Klein is concerned about Gus's health in particular his failing eyesight so he contacts Gus's almost-estranged daughter Mickey (Amy Adams, 'On The Road'), an upwardly mobile lawyer gunning for a partnership in her firm. Despite her misgivings, Mickey joins Gus in North Carolina as he scouts the guy who might just be the next big thing a guy his rival Sanderson desperately covets. Along the way, the two encounter Johnny Flanagan (Justin Timberlake, 'In Time'), a Red Sox scout whom Gus scouted and signed back in the day.

As Gus and Mickey follow the phenom around North Carolina, they find themselves forced to start probing old wounds and reexamining their relationship while each tries to do his or her respective job. Eventually, something has to give.

Calling 'Trouble with the Curve' a sports movie might be a bit disingenuous; while baseball certainly serves as the framework, this movie is about the relationship between these two people far more than about any game.
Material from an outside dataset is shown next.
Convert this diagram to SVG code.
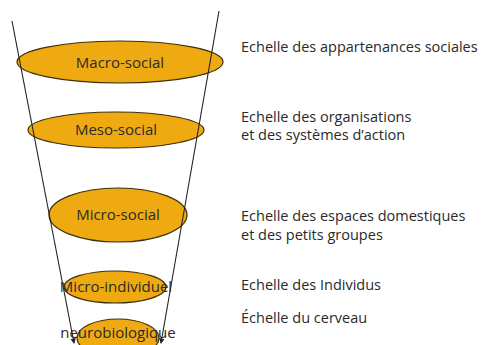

Eastwood is at his gruffest and grumbliest; his performance feels a bit one-note, but it works, because the one note screams 'old-timer.' For the purposes of this movie, 'old-timer' is all he needs. However, that might be a bit different if he had a less capable co-star. Adams is wonderful as the career-driven Mickey, bringing all manner of nuanced and unexpected choices to her performance. It's not easy to come off as capable and vulnerable at the same time, but Adams manages.

The supporting cast is almost uniformly excellent. This might be the smallest amount of Justin Timberlake I've ever seen in a Justin Timberlake performance; the guy is definitely growing as an actor. Lillard is suitably slimy as the ambitious sabermetrician, while John Goodman brings his standard sincerity and stolidity.

'Trouble with the Curve' doesn't really offer anything new. There's an inescapable familiarity to the story; the whole thing borders on and occasionally embraces corniness. And yet, that's OK. The simplicity of the movie's message, along with the quality of its performances, makes it a perfectly enjoyable cinematic experience.

There's nothing spectacular here, but there's a gentle sweetness to this movie; even in its coarser moments, you can't help but root for it. The sentimentality is a bit overwhelming in spots. Still, while 'Trouble with the Curve' might not be a home run, it's a solid double off the wall.